The lastTime field represents the most recent bucket level update, providing more precise expiration timing than integer-based systems.

Use Cases

  • Streaming Applications: Rate limiting for continuous data flows
  • Real-time APIs: Sub-second precision rate limiting
  • Traffic Shaping: Network bandwidth management with smooth rates

Example Configuration

-- Real-time streaming with frequent cleanup
streamBuckets <- StmMap.newIO  
threadId <- startCustomPurgeLeakyBucket streamBuckets 60 900  -- 1min interval, 15min TTL

-- Network traffic shaping with moderate cleanup
trafficBuckets <- StmMap.newIO
threadId <- startCustomPurgeLeakyBucket trafficBuckets 600 7200  -- 10min interval, 2hr TTL

Precision: Sub-second timestamp accuracy for fine-grained rate control.
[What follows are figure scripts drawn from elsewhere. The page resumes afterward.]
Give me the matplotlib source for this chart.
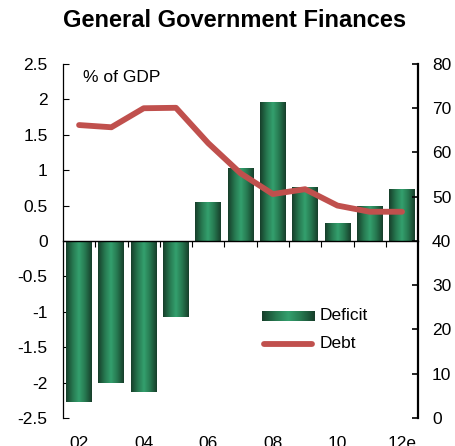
import numpy as np
import matplotlib
matplotlib.use("Agg")
import matplotlib.pyplot as plt
from matplotlib.colors import LinearSegmentedColormap

plt.rcParams['font.family'] = ['Liberation Sans', 'DejaVu Sans']

years = ["02", "03", "04", "05", "06", "07", "08", "09", "10", "11", "12e"]
deficit = [-2.28, -2.0, -2.14, -1.08, 0.55, 1.03, 1.96, 0.76, 0.25, 0.49, 0.73]
debt = [66.2, 65.7, 70.0, 70.1, 62.1, 55.3, 50.6, 51.7, 48.0, 46.6, 46.6]

green_grad = LinearSegmentedColormap.from_list(
    "bar_green", ["#173f2b", "#26774f", "#34a06e", "#26774f", "#173f2b"])
grad = np.linspace(0, 1, 64).reshape(1, -1)
debt_color = "#c0504d"
fs = 12.5


def main():
    fig = plt.figure(figsize=(4.56, 4.46), dpi=100)
    ax = fig.add_axes([0.138, 0.063, 0.779, 0.7935])
    x = np.arange(len(years))

    bars = ax.bar(x, deficit, width=0.8, color="none", edgecolor="none", zorder=2)
    for b in bars:
        x0, y0 = b.get_x(), b.get_y()
        im = ax.imshow(grad, cmap=green_grad, aspect="auto", zorder=2,
                       extent=[x0, x0 + b.get_width(), y0, y0 + b.get_height()])
        im.set_clip_path(b)

    ax.set_xlim(-0.5, len(years) - 0.5)
    ax.set_ylim(-2.5, 2.5)
    ax.set_yticks(np.arange(-2.5, 2.51, 0.5))
    ax.set_yticklabels([f"{v:g}" for v in np.arange(-2.5, 2.51, 0.5)])

    # x axis runs along zero with ticks between categories
    ax.spines["bottom"].set_position(("data", 0))
    ax.spines["bottom"].set_linewidth(1.0)
    ax.spines["bottom"].set_zorder(3)
    ax.set_xticks(x[:-1] + 0.5, labels=[""] * (len(years) - 1))
    ax.tick_params(axis="x", direction="out", length=4, width=0.8)

    # year labels under the plot area
    lab_ax = ax.secondary_xaxis("bottom")
    lab_ax.set_xticks(x[::2], labels=years[::2])
    lab_ax.tick_params(axis="x", length=0, pad=13, labelsize=fs)
    lab_ax.spines["bottom"].set_visible(False)

    ax.tick_params(axis="y", direction="in", length=4, width=0.8, pad=11, labelsize=fs)
    for s in ("top", "right"):
        ax.spines[s].set_visible(False)
    ax.spines["left"].set_linewidth(0.9)

    ax2 = ax.twinx()
    ax2.plot(x, debt, color=debt_color, lw=4.2, solid_capstyle="round",
             solid_joinstyle="round", zorder=4)
    ax2.set_ylim(0, 80)
    ax2.set_yticks(range(0, 81, 10))
    ax2.tick_params(axis="y", direction="in", length=4, width=1.2, pad=10, labelsize=fs)
    for s in ("top", "bottom", "left"):
        ax2.spines[s].set_visible(False)
    ax2.spines["right"].set_linewidth(1.6)

    ax.text(0.056, 0.963, "% of GDP", transform=ax.transAxes, fontsize=fs,
            va="center", ha="left")

    # legend drawn by hand so the bar swatch keeps its gradient
    ax2.imshow(grad, cmap=green_grad, aspect="auto", transform=ax2.transAxes,
               extent=[0.56, 0.707, 0.275, 0.301], zorder=5)
    ax2.plot([0.565, 0.702], [0.209, 0.209], transform=ax2.transAxes,
             color=debt_color, lw=4.2, solid_capstyle="round")
    ax2.text(0.722, 0.288, "Deficit", transform=ax2.transAxes, fontsize=fs, va="center")
    ax2.text(0.722, 0.209, "Debt", transform=ax2.transAxes, fontsize=fs, va="center")
    ax2.set_xlim(-0.5, len(years) - 0.5)
    ax2.set_ylim(0, 80)

    fig.text(0.515, 0.955, "General Government Finances", ha="center", va="center",
             fontsize=17, fontweight="bold")
    fig.savefig("out.png", dpi=100)


if __name__ == "__main__":
    main()
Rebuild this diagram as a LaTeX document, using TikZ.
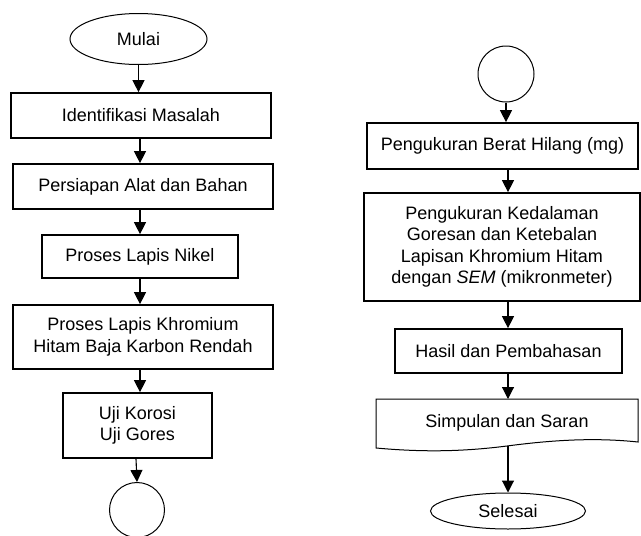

Cleanup Behavior: More aggressive cleanup suitable for high-frequency, short-lived connections.

  • stmMap - STM map containing leaky bucket entries keyed by identifier. Keys typically represent connections, streams, or data flows. All entries are scanned atomically during purge operations.
  • intervalSeconds - Purge interval in seconds. Frequency of expired entry cleanup. For high-frequency applications, shorter intervals (60-600s) provide more responsive cleanup.
  • ttlSeconds - TTL in seconds. Buckets inactive for this duration are purged. Should account for typical connection/stream lifetime patterns. Shorter TTL (900-3600s) suitable for transient connections.

Returns thread ID for background purge thread management. Thread runs continuously until explicitly terminated.